#### [Supplied data]
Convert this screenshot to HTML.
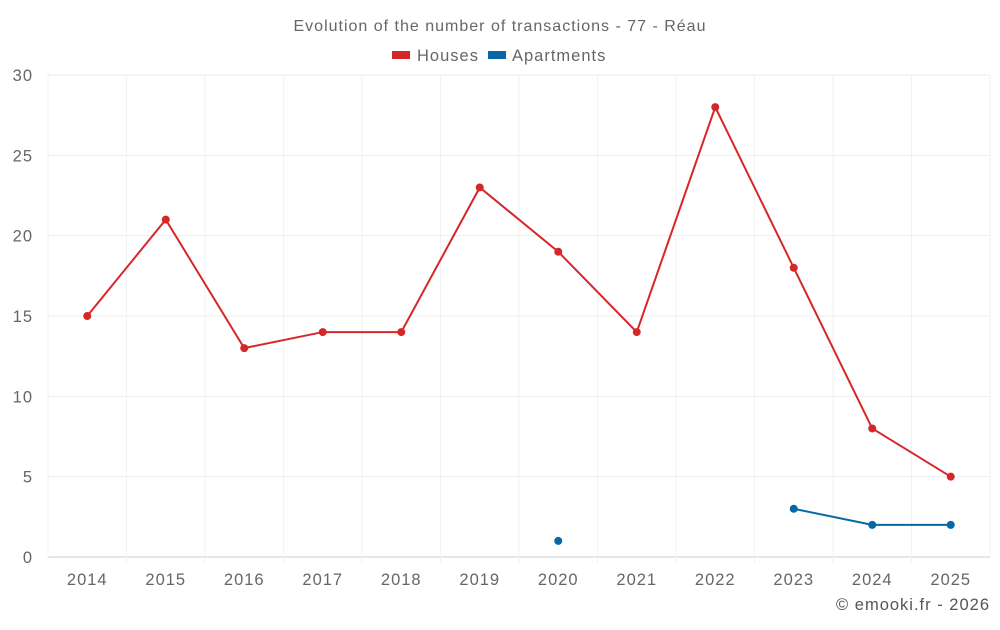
<!DOCTYPE html>
<html><head><meta charset="utf-8"><style>
body{margin:0;background:#fff;font-family:"Liberation Sans",sans-serif;}
svg text{font-family:"Liberation Sans",sans-serif;letter-spacing:1px;}
</style></head><body>
<svg id="chart" width="1000" height="625">
<text x="500" y="31" text-anchor="middle" font-size="16" fill="#666">Evolution of the number of transactions - 77 - Réau</text>
<g>
<g><rect x="392" y="51" width="18" height="8" fill="#d62728"/><text x="417" y="61" font-size="16.5" fill="#666">Houses</text></g>
<g><rect x="488" y="51" width="18" height="8" fill="#0868a6"/><text x="512" y="61" font-size="16.5" fill="#666">Apartments</text></g>
</g>
<g id="grid"></g><g id="axes"></g><g id="series"></g>
<text x="990" y="610" text-anchor="end" font-size="16.5" fill="#555">© emooki.fr - 2026</text>
</svg>
<script>
const years=[2014,2015,2016,2017,2018,2019,2020,2021,2022,2023,2024,2025];
const houses=[15,21,13,14,14,23,19,14,28,18,8,5];
const apartments=[null,null,null,null,null,null,1,null,null,3,2,2];
const yTicks=[0,5,10,15,20,25,30];
const NS="http://www.w3.org/2000/svg";
const L=48,R=990,T=75,B=557,yMax=30;
const step=(R-L)/years.length;
const xs=i=>L+step*(i+0.5);
const ys=v=>B-(v/yMax)*(B-T);
function mk(tag,attrs,parent){const e=document.createElementNS(NS,tag);for(const k in attrs)e.setAttribute(k,attrs[k]);parent.appendChild(e);return e;}
const grid=document.getElementById('grid'),axes=document.getElementById('axes'),ser=document.getElementById('series');
yTicks.forEach(t=>{
 const l=mk('line',{x1:L,x2:R,y1:ys(t),y2:ys(t),stroke:t===0?'#ccc':'#eeeeee'},grid);
 
 
 const tx=mk('text',{x:33,y:ys(t)+6,'text-anchor':'end','font-size':16.5,fill:'#666'},axes);
 tx.textContent=t;
 
 
});
for(let i=0;i<=years.length;i++){
 const x=L+step*i;
 const l=mk('line',{x1:x,x2:x,y1:T,y2:B+(i===0||i===years.length?0:6),stroke:'#f2f2f2'},grid);
 
 
}
years.forEach((y,i)=>{
 const tx=mk('text',{x:xs(i),y:585,'text-anchor':'middle','font-size':16.5,fill:'#666'},axes);
 tx.textContent=y;
 
 
});
function drawSeries(vals,color,name){
 let segs=[],cur=[];
 vals.forEach((v,i)=>{if(v==null){if(cur.length)segs.push(cur);cur=[];}else cur.push([xs(i),ys(v)]);});
 if(cur.length)segs.push(cur);
 segs.forEach(s=>{if(s.length>1){const p=mk('polyline',{points:s.map(q=>q.join(',')).join(' '),fill:'none',stroke:color,'stroke-width':2},ser);
 
 }});
 vals.forEach((v,i)=>{if(v==null)return;const c=mk('circle',{cx:xs(i),cy:ys(v),r:4,fill:color},ser);
 
 });
}
drawSeries(houses,'#d62728','houses');
drawSeries(apartments,'#0868a6','apartments');
</script>
</body></html>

#### [What this task involves]
Reproduce the full material exactly, excluding the pictures.

#### [Reply]
Convert this screenshot to HTML.
<!DOCTYPE html>
<html><head><meta charset="utf-8"><style>
body{margin:0;background:#fff;font-family:"Liberation Sans",sans-serif;}
svg text{font-family:"Liberation Sans",sans-serif;letter-spacing:1px;}
</style></head><body>
<svg id="chart" width="1000" height="625">
<text x="500" y="31" text-anchor="middle" font-size="16" fill="#666">Evolution of the number of transactions - 77 - Réau</text>
<g>
<g><rect x="392" y="51" width="18" height="8" fill="#d62728"/><text x="417" y="61" font-size="16.5" fill="#666">Houses</text></g>
<g><rect x="488" y="51" width="18" height="8" fill="#0868a6"/><text x="512" y="61" font-size="16.5" fill="#666">Apartments</text></g>
</g>
<g id="grid"></g><g id="axes"></g><g id="series"></g>
<text x="990" y="610" text-anchor="end" font-size="16.5" fill="#555">© emooki.fr - 2026</text>
</svg>
<script>
const years=[2014,2015,2016,2017,2018,2019,2020,2021,2022,2023,2024,2025];
const houses=[15,21,13,14,14,23,19,14,28,18,8,5];
const apartments=[null,null,null,null,null,null,1,null,null,3,2,2];
const yTicks=[0,5,10,15,20,25,30];
const NS="http://www.w3.org/2000/svg";
const L=48,R=990,T=75,B=557,yMax=30;
const step=(R-L)/years.length;
const xs=i=>L+step*(i+0.5);
const ys=v=>B-(v/yMax)*(B-T);
function mk(tag,attrs,parent){const e=document.createElementNS(NS,tag);for(const k in attrs)e.setAttribute(k,attrs[k]);parent.appendChild(e);return e;}
const grid=document.getElementById('grid'),axes=document.getElementById('axes'),ser=document.getElementById('series');
yTicks.forEach(t=>{
 const l=mk('line',{x1:L,x2:R,y1:ys(t),y2:ys(t),stroke:t===0?'#ccc':'#eeeeee'},grid);
 
 
 const tx=mk('text',{x:33,y:ys(t)+6,'text-anchor':'end','font-size':16.5,fill:'#666'},axes);
 tx.textContent=t;
 
 
});
for(let i=0;i<=years.length;i++){
 const x=L+step*i;
 const l=mk('line',{x1:x,x2:x,y1:T,y2:B+(i===0||i===years.length?0:6),stroke:'#f2f2f2'},grid);
 
 
}
years.forEach((y,i)=>{
 const tx=mk('text',{x:xs(i),y:585,'text-anchor':'middle','font-size':16.5,fill:'#666'},axes);
 tx.textContent=y;
 
 
});
function drawSeries(vals,color,name){
 let segs=[],cur=[];
 vals.forEach((v,i)=>{if(v==null){if(cur.length)segs.push(cur);cur=[];}else cur.push([xs(i),ys(v)]);});
 if(cur.length)segs.push(cur);
 segs.forEach(s=>{if(s.length>1){const p=mk('polyline',{points:s.map(q=>q.join(',')).join(' '),fill:'none',stroke:color,'stroke-width':2},ser);
 
 }});
 vals.forEach((v,i)=>{if(v==null)return;const c=mk('circle',{cx:xs(i),cy:ys(v),r:4,fill:color},ser);
 
 });
}
drawSeries(houses,'#d62728','houses');
drawSeries(apartments,'#0868a6','apartments');
</script>
</body></html>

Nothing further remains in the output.